34th Agri Fair exceeds expectations


The abundant display of crops, livestock, and ornamental plants at the 34th Agricultural Fair clearly spoke of how fertile the land is in the Commonwealth.

And the increased number of people who visited the fair over the weekend at the Garapan Fishing Base clearly showed the increased interest of people, according to Saipan and Northern Islands Fair Association president Michael Ogo, who said that Saturday’s event turned out to be a greater success than the last year’s fair.

The fair was so packed that a couple of livestock had to be turned away as there was no longer cage space for the livestock display.
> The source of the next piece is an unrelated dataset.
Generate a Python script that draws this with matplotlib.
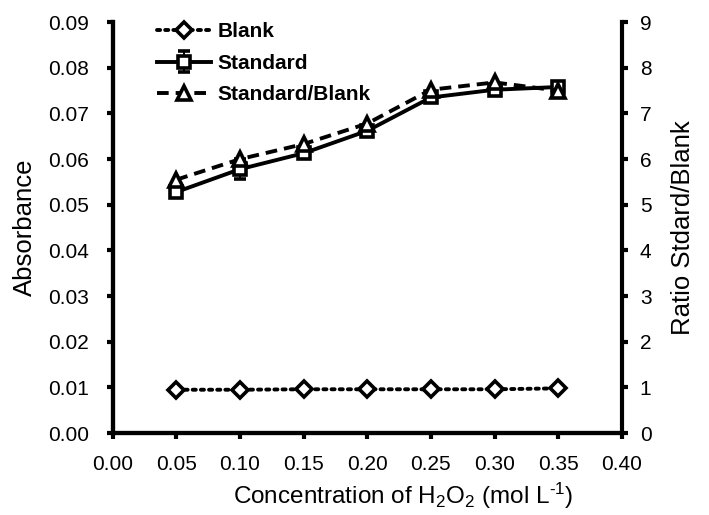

Ogo feels this is a step in the right direction and just shows that people are making use of the island’s abundant resources. In line with this, plans are in the works to expand the fair next year

The agricultural fair was originally set for late May or early June, but because of unspecified circumstances, the association decided to hold off hosting the fair.

Ogo himself was pleasantly surprised by the event’s turnout. “Because we are already in the middle of the rainy season, we were thinking the turnout wouldn’t be as good.”

He was thinking that due to the weather, farmers would have a harder time producing high quality produce, but to Ogo’s surprise, the produce at the fair was both abundant in quantity and exceeded his expectations in quality.

According to Ogo, this year’s fair brought him to the realization that more individuals are getting into the food production business through growing produce and livestock. “I think there is just a general feeling of optimism in the community and that people are getting into food production, whether its fruits and vegetables or livestock to supply the demand of the booming economy,” said Ogo.

The fair brought together ranchers, farmers, children, young people, and even tourists.

Among the audience was Bryan de Guzman. The 17-year-old has never attended an agricultural fair all his life, yet now he feels more connected to the island, knowing that a lot of the produce is grown locally.

He was shocked to know that many imported vegetables can actually be grown on the island. “Why import when we can grow it here, right?” he asked.

Ogo was also pleased with the unity that was displayed. Without the unity of the sponsors, the farmers, the ranchers, and the community the 34th Annual Agricultural Fair wouldn’t have been as successful as it was, Ogo said.